Let the Sunshine In! Why you need some Vitamin D!

Sunshine Vitamin D

Sunshine Vitamin D

Vitamin D is frequently called the “sunshine vitamin.” Every tissue in the body has Vitamin D receptors, including the brain, heart, muscles and immune system.  It assists with the absorption of calcium helping to build strong bones, teeth and muscles.  It also activates genes that regulate the immune system and release neurotransmitters (e.g., dopamine, serotonin) that affect brain function and development.  Researchers are also uncovering links between Vitamin D levels and mood and depression.

Recent reports show that populations around the world are suffering from vitamin D deficiency and Ireland is no different.   Not only has it emerged that there is widespread low levels of Vitamin D in the general population, there have been over 20 cases of rickets in infants and toddlers reported in the last four or five of years.

So what contributes to Vitamin D deficiency? 

The best source of Vitamin D is from the sun which is absorbed through our skin.  However, because of our northerly latitude, the quality and quantity of sunlight in our winter months is not sufficient enough for the production of the vitamin by the body.  Not only are there less hours of daylight in winter, even in the summer months we get cloudy days and people are usually working indoors for most of the day, are driving cars and are using sunscreen when outside.  So the chances of getting vitamin D from sunlight exposure has decreased.
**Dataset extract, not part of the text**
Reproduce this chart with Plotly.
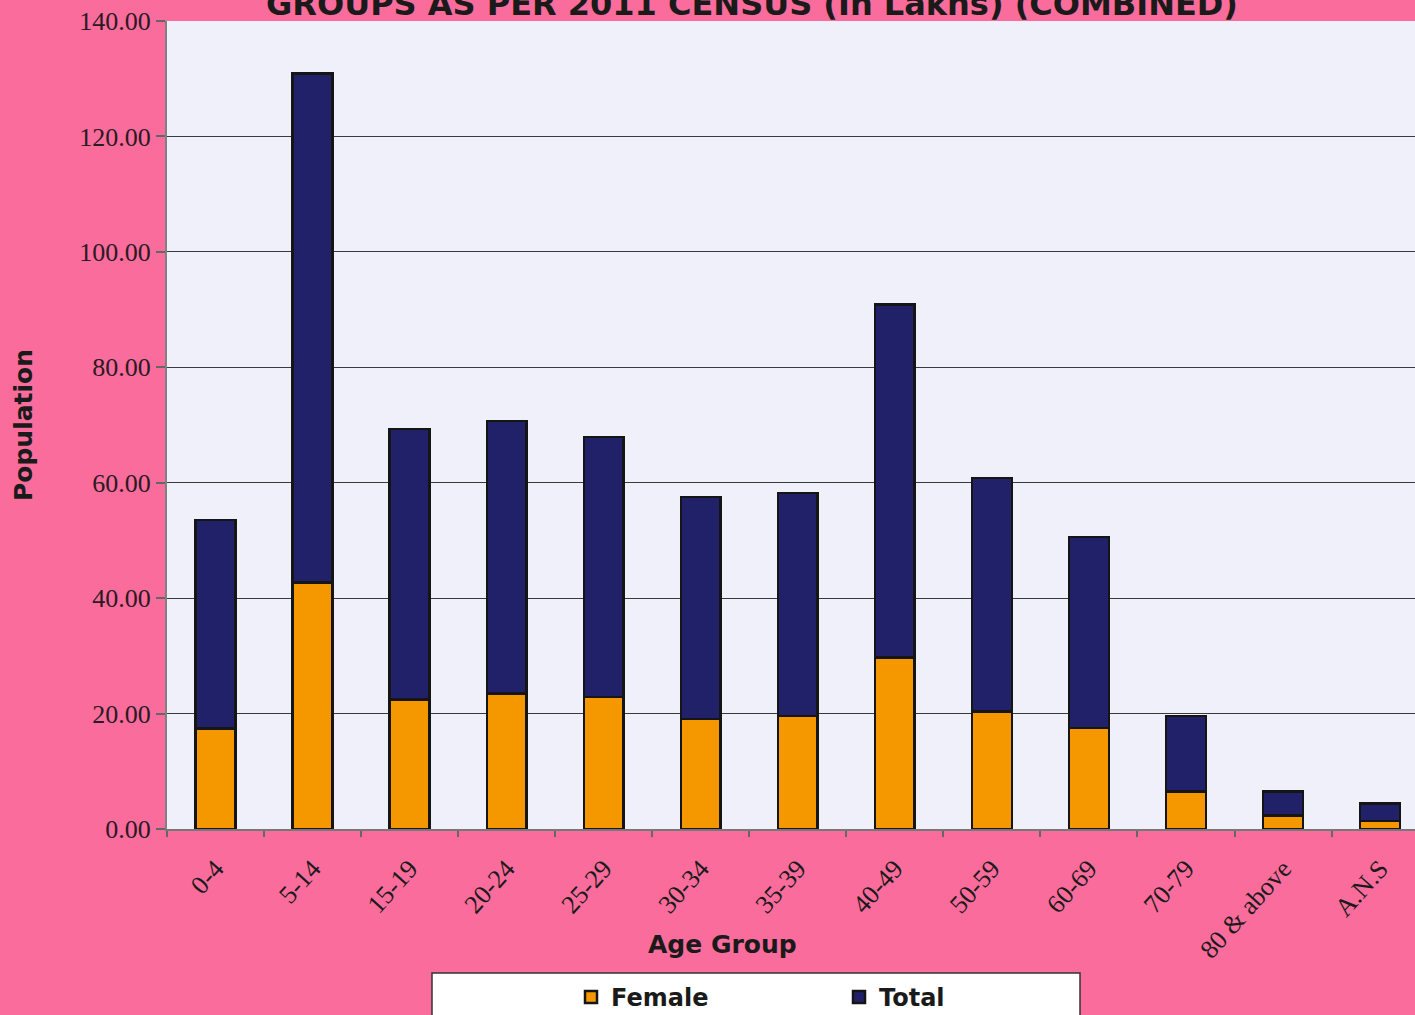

You can get vitamin D from dietary sources such as oily fish, egg yolks, offal meat (such as kidney and liver) and from fortified foods such as milk.  However a lot of people don’t eat these foods and even if they do they are not eaten in sufficient quantities to counter the lack of sun exposure.

So what can you do?

In the winter months, I’d recommend taking a Vitamin D supplement.  It’s important to make sure the brand you choose is high quality and that the supplement includes D3 which is the form normally found in humans.  I take mine in the liquid form and take it with some fat (coconut oil) as it is a fat soluble vitamin so the fat helps with its absorption.

You can increase your intake of the dietary sources of Vitamin D.  Oily fish such as salmon, sardines and mackerel are also great sources of omega 3’s and offal meat is some of the most nutrient dense foods out there.  However as offal meat is quite high in Vitamin A, they aren’t advised for pregnant women or infants.

Then in the summer months, try to get out in the sunshine for at least 20 minutes between the hours of 12noon and 2pm when the sun is at its highest.  The best days are those days when there is little or no cloud and there is direct sunlight.

Resist the sun protection for these 20 minutes (shock horror!) and let the sunshine be absorbed by the skin.  If you can resist showering and using shower gel for a good few hours after this then all the better as it takes time for the skin to absorb the vitamin D.  A good tip is to get the sun on your legs as even if you do shower later in the day you are less likely to use shower gel on that part of your body as opposed to your upper body.    Once your 20 minutes is up feel free to put on your sun protection as normal!